= SOURCE EXCERPT =
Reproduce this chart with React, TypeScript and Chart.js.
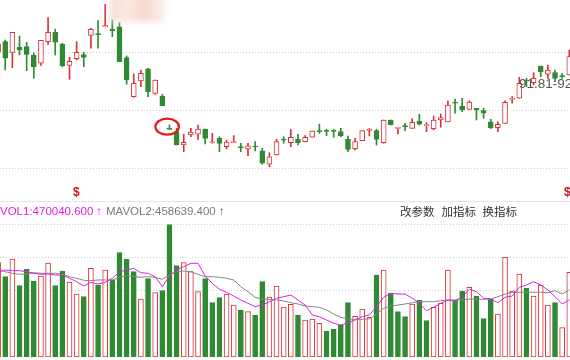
import React, { useEffect, useRef } from "react";
import { Chart, registerables } from "chart.js";

Chart.register(...registerables);

// ---- daily candles (index 0..80) ----
const opens = [
  95.0, 95.89, 94.97, 95.41, 95.46, 94.74, 94.03, 95.89, 96.7, 95.69,
  93.85, 94.42, 94.77, 96.44, 96.58, 97.16, 96.98, 97.16, 94.51, 91.15,
  92.5, 93.54, 91.44, 91.21, 88.35, 88.13, 86.98, 87.85, 87.91, 88.36,
  87.18, 87.56, 86.84, 87.18, 86.84, 86.64, 86.9, 86.47, 85.32, 86.12,
  87.47, 87.18, 87.5, 87.27, 87.65, 88.22, 88.22, 88.22, 88.13, 87.47,
  86.66, 87.35, 88.25, 88.22, 87.18, 89.14, 88.42, 88.65, 88.42, 89.05,
  88.65, 88.39, 89.14, 88.97, 90.66, 90.34, 90.06, 90.15, 89.94, 88.99,
  88.47, 88.85, 90.92, 91.01, 92.59, 92.35, 93.79, 93.08, 93.22, 92.96, 93.02,
];
const closes = [
  95.69, 94.46, 96.7, 95.17, 94.8, 93.73, 96.01, 96.7, 95.84, 93.82,
  94.2, 94.97, 94.54, 96.96, 96.49, 97.27, 96.84, 94.16, 92.59, 92.3,
  93.16, 91.58, 92.59, 90.37, 88.33, 86.98, 87.22, 88.1, 88.36, 87.56,
  87.18, 87.13, 87.24, 87.27, 86.75, 86.92, 86.81, 85.41, 85.97, 87.27,
  87.41, 87.65, 87.18, 87.65, 88.19, 88.13, 88.16, 88.16, 87.79, 86.61,
  87.27, 88.22, 88.34, 87.47, 89.14, 88.71, 88.51, 88.56, 88.94, 88.77,
  88.71, 89.14, 89.34, 90.43, 90.58, 90.0, 90.69, 90.0, 89.72, 88.47,
  88.77, 90.66, 91.01, 92.3, 92.5, 92.73, 93.3, 93.45, 92.73, 92.87, 94.6,
];
const highs = [
  96.03, 96.03, 96.7, 96.38, 95.84, 94.91, 96.01, 97.96, 96.98, 95.75,
  94.54, 95.89, 94.97, 97.04, 97.7, 99.1, 97.76, 97.53, 94.66, 93.1,
  93.45, 93.6, 92.59, 91.35, 88.71, 88.42, 87.91, 88.42, 88.71, 88.36,
  87.99, 87.7, 87.41, 87.79, 87.13, 87.13, 87.27, 86.7, 86.32, 87.47,
  87.7, 88.34, 87.91, 87.79, 88.19, 88.79, 88.34, 88.34, 88.42, 87.76,
  87.56, 88.22, 88.42, 88.34, 89.14, 89.14, 88.51, 88.85, 89.25, 89.63,
  88.91, 89.48, 89.66, 90.8, 90.95, 91.01, 90.8, 90.15, 90.15, 89.2,
  88.99, 90.8, 91.15, 92.82, 92.73, 93.22, 93.79, 93.88, 93.45, 93.16, 95.17,
];
const lows = [
  94.66, 93.45, 93.65, 94.74, 93.39, 92.73, 93.85, 95.66, 94.74, 93.73,
  92.65, 94.31, 93.73, 95.32, 95.32, 97.16, 96.32, 94.16, 92.22, 91.1,
  92.01, 91.15, 91.35, 90.37, 88.33, 86.98, 86.41, 87.7, 87.47, 87.07,
  87.13, 86.41, 86.64, 87.18, 86.41, 86.06, 86.47, 85.32, 85.11, 86.12,
  87.13, 86.84, 86.98, 87.27, 87.65, 87.99, 87.79, 87.65, 87.7, 86.41,
  86.55, 87.35, 87.76, 86.98, 87.13, 88.71, 87.93, 88.22, 88.42, 88.71,
  88.13, 88.28, 88.51, 88.97, 89.72, 89.85, 90.06, 89.14, 89.28, 88.39,
  88.13, 88.85, 90.58, 91.01, 92.01, 92.16, 92.87, 92.73, 92.44, 92.73, 93.02,
];

// ---- volume panel ----
const volumes = [
  714400, 608400, 742400, 540200, 666700, 575800, 613700, 712100, 540200, 651500,
  568200, 477300, 456800, 672000, 545500, 659100, 583400, 790200, 742400, 646200,
  439400, 593200, 487100, 502300, 1002300, 691700, 714400, 646200, 494700, 593200,
  411400, 449300, 477300, 394000, 356100, 343200, 318200, 570500, 454600, 537900,
  378800, 399300, 318200, 280300, 287900, 255300, 197000, 212100, 242400, 411400,
  308300, 363600, 300800, 621200, 659100, 482600, 343200, 305300, 401500, 431800,
  275000, 376500, 406800, 659100, 431800, 500000, 528000, 462100, 290200, 439400,
  325800, 755300, 500000, 628800, 522700, 462100, 545500, 394000, 411400, 222000, 641700,
];
// 1 = close up vs previous close (red), 0 = down (green)
const volumeUp = [
  1, 0, 1, 0, 0, 0, 1, 1, 0, 0,
  1, 1, 0, 1, 0, 1, 0, 0, 0, 0,
  1, 0, 1, 0, 0, 0, 1, 1, 1, 0,
  0, 0, 1, 1, 0, 1, 0, 0, 1, 1,
  1, 1, 0, 1, 1, 1, 0, 0, 0, 0,
  1, 1, 1, 0, 1, 0, 0, 0, 1, 0,
  0, 1, 1, 1, 0, 0, 1, 0, 0, 0,
  1, 1, 1, 1, 0, 1, 1, 1, 0, 1, 1,
];
const mavol1 = [
  638700, 659100, 653800, 653800, 646200, 634100, 626500, 628800, 621200, 621200,
  596200, 570500, 537900, 565900, 553000, 565900, 596200, 646200, 659100, 672000,
  638700, 634100, 608400, 532600, 613700, 659100, 684100, 709900, 709900, 613700,
  558300, 512900, 490200, 462100, 431800, 406800, 381100, 393900, 419000, 444700,
  456800, 469700, 431800, 393900, 318200, 305300, 280300, 255300, 242400, 259900,
  280300, 305300, 318200, 381100, 452300, 482600, 477300, 477300, 444700, 406800,
  350800, 376500, 406800, 431800, 426500, 456800, 512900, 494700, 444700, 439400,
  411400, 452300, 462100, 528000, 545500, 570500, 545500, 507600, 456800, 401500, 431800,
];
const mavol2 = [
  672000, 646200, 634100, 626500, 628800, 638700, 634100, 634100, 634100, 626500,
  608400, 596200, 581100, 578000, 583400, 583400, 583400, 603800, 615900, 608400,
  603800, 608400, 603800, 588700, 621200, 646200, 651500, 646200, 626500, 608400,
  608400, 603800, 596200, 583400, 532600, 494700, 452300, 439400, 437100, 431800,
  424300, 411400, 401500, 386400, 381100, 376500, 356100, 325800, 300800, 287900,
  285600, 285600, 287900, 325800, 368900, 386400, 393900, 401500, 411400, 419000,
  419000, 419000, 426500, 431800, 431800, 431800, 439400, 439400, 437100, 439400,
  456800, 477300, 490200, 490200, 490200, 490200, 490200, 487100, 502300, 477300, 507600,
];

const priceGrid = [85, 90, 95];
const volumeGrid = [500000, 750000, 1000000];
const rangeLabel = "91.81-92";
const vol1Label = "VOL1:470040.600";
const vol2Label = "MAVOL2:458639.400";
const menuItems = ["改参数", "加指标", "换指标"];

const UP = "#d8323a";
const DOWN = "#2f8a33";
const X_MIN = 0.266;
const X_MAX = 80.1;

const xAxis = () => ({
  type: "linear",
  min: X_MIN,
  max: X_MAX,
  offset: false,
  display: false,
  grid: { offset: false },
});

const gridAxis = (min: number, max: number, ticks: number[]) => ({
  type: "linear",
  min,
  max,
  afterFit: (s: any) => {
    s.width = 0;
  },
  afterBuildTicks: (s: any) => {
    s.ticks = ticks.map((v) => ({ value: v }));
  },
  ticks: { display: false },
  grid: { color: "#cdcdcd", lineWidth: 1, drawTicks: false, borderDash: [1, 2] },
  border: { display: false, dash: [1, 2] },
});

function CandleChart() {
  const ref = useRef<HTMLCanvasElement>(null);
  useEffect(() => {
    const idx = opens.map((_, i) => i);
    const up = idx.map((i) => closes[i] >= opens[i]);
    const oval = {
      id: "oval",
      afterDatasetsDraw(chart: any) {
        const { ctx, scales } = chart;
        const cx = scales.x.getPixelForValue(24) - 2.3;
        const cy = scales.y.getPixelForValue(highs[24]) + 1.7;
        ctx.save();
        ctx.strokeStyle = "#e41a1c";
        ctx.lineWidth = 2.2;
        ctx.beginPath();
        ctx.ellipse(cx, cy, 11.8, 8, 0, 0, Math.PI * 2);
        ctx.stroke();
        ctx.restore();
      },
    };
    const chart = new Chart(ref.current as HTMLCanvasElement, {
      type: "bar",
      data: {
        datasets: [
          {
            label: "body",
            data: idx.map((i) => ({ x: i, y: [opens[i], closes[i]] })),
            backgroundColor: idx.map((i) => (up[i] ? "#ffffff" : DOWN)),
            borderColor: idx.map((i) => (up[i] ? UP : DOWN)),
            borderWidth: 1,
            borderSkipped: false,
            barThickness: 5,
            minBarLength: 1,
            grouped: false,
            order: 0,
          } as any,
          {
            label: "wick",
            data: idx.map((i) => ({ x: i, y: [lows[i], highs[i]] })),
            backgroundColor: idx.map((i) => (up[i] ? UP : DOWN)),
            borderWidth: 0,
            barThickness: 1,
            minBarLength: 1,
            grouped: false,
            order: 1,
          } as any,
        ],
      },
      options: {
        responsive: false,
        animation: false,
        events: [],
        layout: { padding: 0 },
        plugins: { legend: { display: false }, tooltip: { enabled: false } },
        scales: {
          x: xAxis() as any,
          y: gridAxis(82.242, 99.483, priceGrid) as any,
        },
      } as any,
      plugins: [oval],
    });
    return () => chart.destroy();
  }, []);
  return <canvas ref={ref} width={570} height={200} style={{ position: "absolute", left: 0, top: 0 }} />;
}

function VolumeChart() {
  const ref = useRef<HTMLCanvasElement>(null);
  useEffect(() => {
    const idx = volumes.map((_, i) => i);
    const chart = new Chart(ref.current as HTMLCanvasElement, {
      type: "bar",
      data: {
        datasets: [
          {
            type: "line",
            label: "MAVOL1",
            data: idx.map((i) => ({ x: i, y: mavol1[i] })),
            borderColor: "#dd22dd",
            borderWidth: 1,
            pointRadius: 0,
            tension: 0,
            order: 0,
          } as any,
          {
            type: "line",
            label: "MAVOL2",
            data: idx.map((i) => ({ x: i, y: mavol2[i] })),
            borderColor: "#858585",
            borderWidth: 1,
            pointRadius: 0,
            tension: 0,
            order: 0,
          } as any,
          {
            label: "VOL",
            data: idx.map((i) => ({ x: i, y: volumes[i] })),
            backgroundColor: idx.map((i) => (volumeUp[i] ? "#ffffff" : DOWN)),
            borderColor: idx.map((i) => (volumeUp[i] ? UP : DOWN)),
            borderWidth: 1,
            borderSkipped: false,
            barThickness: 5,
            grouped: false,
            order: 1,
          } as any,
        ],
      },
      options: {
        responsive: false,
        animation: false,
        events: [],
        layout: { padding: 0 },
        plugins: { legend: { display: false }, tooltip: { enabled: false } },
        scales: {
          x: xAxis() as any,
          y: gridAxis(0, 1022700, volumeGrid) as any,
        },
      } as any,
    });
    return () => chart.destroy();
  }, []);
  return <canvas ref={ref} width={570} height={135} style={{ position: "absolute", left: 0, top: 222 }} />;
}

export default function App() {
  const latin = '"Liberation Sans", Arial, sans-serif';
  const cjk = '"Noto Sans CJK SC", "Liberation Sans", sans-serif';
  return (
    <div
      style={{
        position: "fixed",
        left: 0,
        top: 0,
        width: 570,
        height: 360,
        overflow: "hidden",
        background: "#ffffff",
        fontFamily: latin,
      }}
    >
      <CandleChart />
      <div
        style={{
          position: "absolute",
          left: 110,
          top: -4,
          width: 56,
          height: 26,
          background: "linear-gradient(90deg, #f7d6cc 0%, #fbe7e1 30%, #f6d4c9 60%, #fdf1ed 100%)",
          filter: "blur(3px)",
          opacity: 0.9,
        }}
      />
      <span
        style={{
          position: "absolute",
          left: 519,
          top: 76,
          fontSize: 13.5,
          lineHeight: "16px",
          color: "#555555",
          whiteSpace: "nowrap",
        }}
      >
        {rangeLabel}
      </span>
      <span style={{ position: "absolute", left: 73, top: 185, fontSize: 12, fontWeight: "bold", color: "#c8141c", lineHeight: "14px" }}>$</span>
      <span style={{ position: "absolute", left: 564, top: 185, fontSize: 12, fontWeight: "bold", color: "#c8141c", lineHeight: "14px" }}>$</span>
      <div style={{ position: "absolute", left: 0, top: 201, width: 570, height: 1, background: "#e4e4e4" }} />
      <div style={{ position: "absolute", left: 0, top: 204, fontSize: 11.5, lineHeight: "14px", whiteSpace: "nowrap", color: "#e01ee0" }}>
        {vol1Label}
        <span style={{ marginLeft: 3 }}>↑</span>
      </div>
      <div style={{ position: "absolute", left: 106, top: 204, fontSize: 11.5, lineHeight: "14px", whiteSpace: "nowrap", color: "#7a7a7a" }}>
        {vol2Label}
        <span style={{ marginLeft: 3, color: "#555" }}>↑</span>
      </div>
      {menuItems.map((t, i) => (
        <span
          key={t}
          style={{
            position: "absolute",
            left: [400, 441.5, 482.5][i],
            top: 204,
            fontSize: 11.5,
            lineHeight: "14px",
            color: "#333333",
            fontFamily: cjk,
            whiteSpace: "nowrap",
          }}
        >
          {t}
        </span>
      ))}
      <VolumeChart />
    </div>
  );
}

= WRITTEN EXERCISE =
Write out exactly the lines between the start of the data and the line with "Chart.register(...registerables);", including both, but none of the pictures.

= CORRECT RESPONSE =
Reproduce this chart with React, TypeScript and Chart.js.
import React, { useEffect, useRef } from "react";
import { Chart, registerables } from "chart.js";

Chart.register(...registerables);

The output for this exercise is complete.